S’appuyant sur le recensement de 2006 pour la région métropolitaine de Montréal, Pelletier tente de vérifier l’existence d’une forme très ciblée de ségrégation démographique, la ségrégation selon le type de famille, et d’en évaluer l’importance. Il constate l’existence d’une interaction importante entre l’appartenance ethnoculturelle et le type de famille et nous invite à considérer avec prudence les résultats de recherches qui n’en tiennent pas compte.

Le dernier article, écrit par Dillon et Joubert, illustre bien le travail rigoureux de critique des sources nécessaire pour exploiter le riche potentiel des microdonnées censitaires historiques. Ce travail était d’autant plus exigeant dans le cas du recensement de 1852, premier recensement nominatif canadien du 19e siècle, qu’un tiers des manuscrits a été perdu, notamment la majorité des données concernant Montréal. L’évaluation de la qualité des données restantes permet aux auteures de conclure que l’échantillon est représentatif à l’échelle provinciale, mais que l’analyse au niveau des sous-districts requerra beaucoup de prudence. La même prudence dont devront faire preuve les utilisateurs des données de l’ENM de 2011 ! Danielle Gauvreau avait bien résumé cette situation paradoxale dans sa présentation au colloque : « La sophistication des processus de collecte et des méthodes d’analyse fait généralement en sorte qu’il est plus facile d’étudier les populations contemporaines que celles du passé ; or on assistera sous peu à un renversement de situation imprévu, au moment même où un fructueux arrimage entre le passé et le présent semblait possible. »

Dans une note de recherche très pertinente tirée également d’une présentation faite au colloque, Christophe Bergouignan passe en revue les différents types de méthodes utilisées en matière de prospective démographique localisée, et examine la nature des données de recensement nécessaires à leur mise en oeuvre.
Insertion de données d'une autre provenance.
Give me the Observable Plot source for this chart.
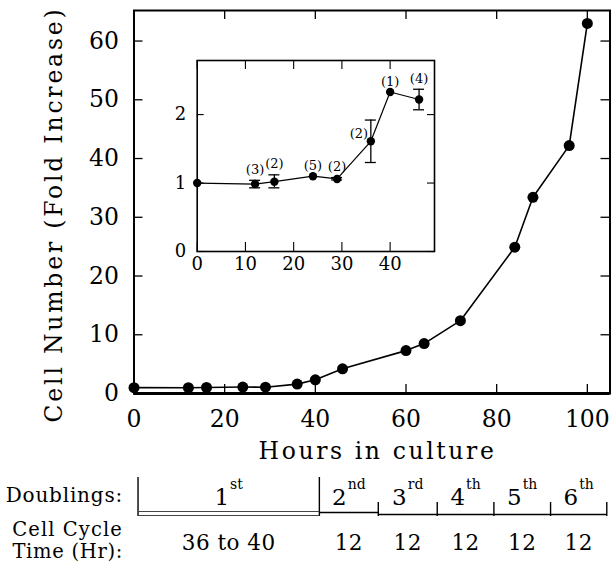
<!DOCTYPE html>
<html><head><meta charset="utf-8">
<script src="https://cdn.jsdelivr.net/npm/d3@7"></script>
<script src="https://cdn.jsdelivr.net/npm/@observablehq/plot@0.6"></script>
<style>
html,body{margin:0;padding:0;background:#fff;}
#chart{position:relative;width:611px;height:565px;overflow:hidden;background:#fff;}
#inset{position:absolute;left:150px;top:40px;}
</style></head><body>
<div id="chart"></div>
<script>
// ---- data ----
const hours = [0, 12, 16, 24, 29, 36, 40, 46, 60, 64, 72, 84, 88, 96, 100];
const foldIncrease = [1, 0.98, 1.02, 1.1, 1.07, 1.6, 2.33, 4.2, 7.3, 8.5, 12.4, 24.9, 33.4, 42.2, 63.0];
const insetHours = [0, 12, 16, 24, 29, 36, 40, 46];
const insetFold = [1, 0.985, 1.02, 1.10, 1.06, 1.61, 2.33, 2.22];
const insetErrLow = [null, 0.93, 0.93, null, 1.045, 1.30, null, 2.07];
const insetErrHigh = [null, 1.04, 1.12, null, 1.08, 1.92, null, 2.37];
const insetN = ["", "(3)", "(2)", "(5)", "(2)", "(2)", "(1)", "(4)"];
const mainXTicks = [0, 20, 40, 60, 80, 100];
const mainYTicks = [0, 10, 20, 30, 40, 50, 60];
const insetXTicks = [0, 10, 20, 30, 40];
const insetYTicks = [0, 1, 2];
const doublingBounds = [1, 41, 54, 67, 79.5, 92, 104.4];
const doublingNumbers = ["1", "2", "3", "4", "5", "6"];
const doublingSuffixes = ["st", "nd", "rd", "th", "th", "th"];
const cycleTimes = ["36 to 40", "12", "12", "12", "12", "12"];
const xTitle = "Hours in culture";
const yTitle = "Cell Number (Fold Increase)";

const FONT = "'DejaVu Serif', serif";

// ---- main chart ----
const W = 611, H = 565, mL = 133.5, mR = 1.5, mT = 10, mB = 172;
const innerW = W - mL - mR, innerH = H - mT - mB;
const mainRows = hours.map((h, i) => ({h, v: foldIncrease[i]}));

function doublingTable(index, scales, values, dimensions) {
  const x = scales.x;
  const base = dimensions.height - dimensions.marginBottom;
  const g = d3.create("svg:g").attr("fill", "black").attr("font-family", FONT);
  const px = doublingBounds.map(b => x(b));
  g.append("text").attr("x", 123).attr("y", base + 109).attr("text-anchor", "end")
    .attr("font-size", 20).attr("letter-spacing", 0.8).text("Doublings:");
  g.append("text").attr("x", 123).attr("y", base + 143).attr("text-anchor", "end")
    .attr("font-size", 19.5).attr("letter-spacing", 1.1).text("Cell Cycle");
  g.append("text").attr("x", 123).attr("y", base + 165).attr("text-anchor", "end")
    .attr("font-size", 19.5).attr("letter-spacing", 0.7).text("Time (Hr):");
  for (let i = 0; i < px.length; i++) {
    const top = i < 2 ? base + 84 : base + 109;
    const bottom = base + 123;
    g.append("line").attr("x1", px[i]).attr("x2", px[i]).attr("y1", top).attr("y2", bottom)
      .attr("stroke", "black").attr("stroke-width", 1.4);
  }
  for (let i = 0; i < px.length - 1; i++) {
    if (i === 0) {
      [118.5, 122.5].forEach(o => g.append("line").attr("x1", px[0]).attr("x2", px[1])
        .attr("y1", base + o).attr("y2", base + o).attr("stroke", "#444").attr("stroke-width", 1));
    } else {
      const o = i === 1 ? 119.5 : 121.5;
      g.append("line").attr("x1", px[i]).attr("x2", px[i + 1]).attr("y1", base + o).attr("y2", base + o)
        .attr("stroke", "black").attr("stroke-width", 1.6);
    }
    const cx = (px[i] + px[i + 1]) / 2;
    const t = g.append("text").attr("x", cx).attr("y", base + 112).attr("text-anchor", "middle");
    t.append("tspan").attr("font-size", 23).text(doublingNumbers[i]);
    t.append("tspan").attr("font-size", 14).attr("dy", -16).attr("dx", 1).text(doublingSuffixes[i]);
    g.append("text").attr("x", cx).attr("y", base + 157).attr("text-anchor", "middle")
      .attr("font-size", 21.5).attr("letter-spacing", 0.5).text(cycleTimes[i]);
  }
  return g.node();
}

const main = Plot.plot({
  width: W, height: H, marginLeft: mL, marginRight: mR, marginTop: mT, marginBottom: mB,
  style: {fontFamily: FONT, fontSize: "23.5px", background: "white", color: "black", overflow: "visible"},
  x: {domain: [0, 105]},
  y: {domain: [0, 65.2]},
  marks: [
    Plot.axisX({ticks: mainXTicks, tickSize: 0, tickPadding: 17, fontSize: 23.5, label: null}),
    Plot.axisY({ticks: mainYTicks, tickSize: 0, tickPadding: 15, fontSize: 23.5, label: null}),
    Plot.tickY(mainYTicks, {y: d => d, insetRight: innerW - 9, strokeWidth: 1.3}),
    Plot.tickY(mainYTicks, {y: d => d, insetLeft: innerW - 9, strokeWidth: 1.3}),
    Plot.tickX(mainXTicks, {x: d => d, insetTop: innerH - 9, strokeWidth: 1.3}),
    Plot.tickX(mainXTicks, {x: d => d, insetBottom: innerH - 9, strokeWidth: 1.3}),
    Plot.frame({strokeWidth: 2}),
    Plot.ruleY([0], {strokeWidth: 3}),
    Plot.line(mainRows, {x: "h", y: "v", strokeWidth: 1.6}),
    Plot.dot(mainRows, {x: "h", y: "v", r: 5.5, fill: "black", stroke: "none"}),
    Plot.text([yTitle], {text: d => d, frameAnchor: "left", textAnchor: "middle", rotate: -90, dx: -79.5, dy: 12.5, fontSize: 23.5, lineAnchor: "middle"}),
    Plot.text([xTitle], {text: d => d, frameAnchor: "bottom", textAnchor: "middle", dx: 5.5, dy: 58, fontSize: 23.5, lineAnchor: "middle"}),
    doublingTable
  ]
});
d3.select(main).selectAll("text").filter(function() { return this.textContent === yTitle || this.textContent === xTitle; })
  .attr("letter-spacing", function() { return this.textContent === yTitle ? 2.8 : 2.6; });

// ---- inset ----
const insetRows = insetHours.map((h, i) => ({h, v: insetFold[i], lo: insetErrLow[i], hi: insetErrHigh[i], n: insetN[i], i}));
const errRows = insetRows.filter(d => d.lo != null);
const iW = 300, iH = 245, iL = 46.7, iR = 16, iT = 20, iB = 34;
const iInnerW = iW - iL - iR, iInnerH = iH - iT - iB;

const inset = Plot.plot({
  width: iW, height: iH, marginLeft: iL, marginRight: iR, marginTop: iT, marginBottom: iB,
  style: {fontFamily: FONT, fontSize: "18px", background: "transparent", color: "black", overflow: "visible"},
  x: {domain: [0, 49.2]},
  y: {domain: [0, 2.79]},
  marks: [
    Plot.frame({fill: "white", stroke: "none"}),
    Plot.axisX({ticks: insetXTicks, tickFormat: d => String(d), tickSize: 0, tickPadding: 6, fontSize: 18, label: null}),
    Plot.axisY({ticks: insetYTicks, tickFormat: d => String(d), tickSize: 0, tickPadding: 11, fontSize: 18, label: null}),
    Plot.tickY(insetYTicks, {y: d => d, insetRight: iInnerW - 7, strokeWidth: 1.1}),
    Plot.tickY(insetYTicks, {y: d => d, insetLeft: iInnerW - 7, strokeWidth: 1.1}),
    Plot.tickX(insetXTicks, {x: d => d, insetTop: iInnerH - 9, strokeWidth: 1.1}),
    Plot.tickX(insetXTicks, {x: d => d, insetBottom: iInnerH - 9, strokeWidth: 1.1}),
    Plot.frame({stroke: "black", strokeWidth: 1.6}),
    Plot.line(insetRows, {x: "h", y: "v", strokeWidth: 1.2}),
    Plot.ruleX(errRows, {x: "h", y1: "lo", y2: "hi", strokeWidth: 1.3}),
    Plot.ruleY(errRows, {y: "lo", x1: "h", x2: "h", insetLeft: -5.5, insetRight: -5.5, strokeWidth: 1.3}),
    Plot.ruleY(errRows, {y: "hi", x1: "h", x2: "h", insetLeft: -5.5, insetRight: -5.5, strokeWidth: 1.3}),
    Plot.dot(insetRows, {x: "h", y: "v", r: 4.2, fill: "black", stroke: "none"}),
    Plot.text(insetRows.filter(d => d.n && d.i !== 5), {x: "h", y: d => d.hi ?? d.v, text: "n", dy: -10.5, fontSize: 13, lineAnchor: "middle"}),
    Plot.text(insetRows.filter(d => d.i === 5), {x: "h", y: "v", text: "n", dx: -12, dy: -7, fontSize: 13, lineAnchor: "middle"})
  ]
});
inset.id = "inset";

const chart = document.getElementById("chart");
chart.appendChild(main);
chart.appendChild(inset);
</script>
</body></html>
L’auteur nous rappelle à juste titre que, dans les pays comme le Canada où l’information sur les populations locales s’appuie essentiellement sur les recensements, le moindre changement dans le questionnaire ou dans les principes de collecte peut avoir des conséquences importantes et inattendues « sur la capacité à répondre aux interrogations prospectives territoriales et donc sur la formulation de politiques publiques à l’échelle territoriale […] », ce que vient de nous confirmer la mise en garde de Statistique Canada quant à l’utilisation des données sur la langue du recensement de 2011.

Clôturant une année de mobilisation de la communauté scientifique contre la décision de supprimer le questionnaire long du recensement canadien de 2011, la tenue du colloque en mai 2011 offrait une occasion propice de nous interroger sur l’avenir des recensements. Alors que les conséquences de cette décision apparaissent de plus en plus clairement avec la diffusion des premiers résultats du recensement et des taux de réponse de l’ENM, la publication de ce numéro tombe à point pour approfondir la réflexion autour des enjeux liés à la place des recensements dans la production de l’information statistique.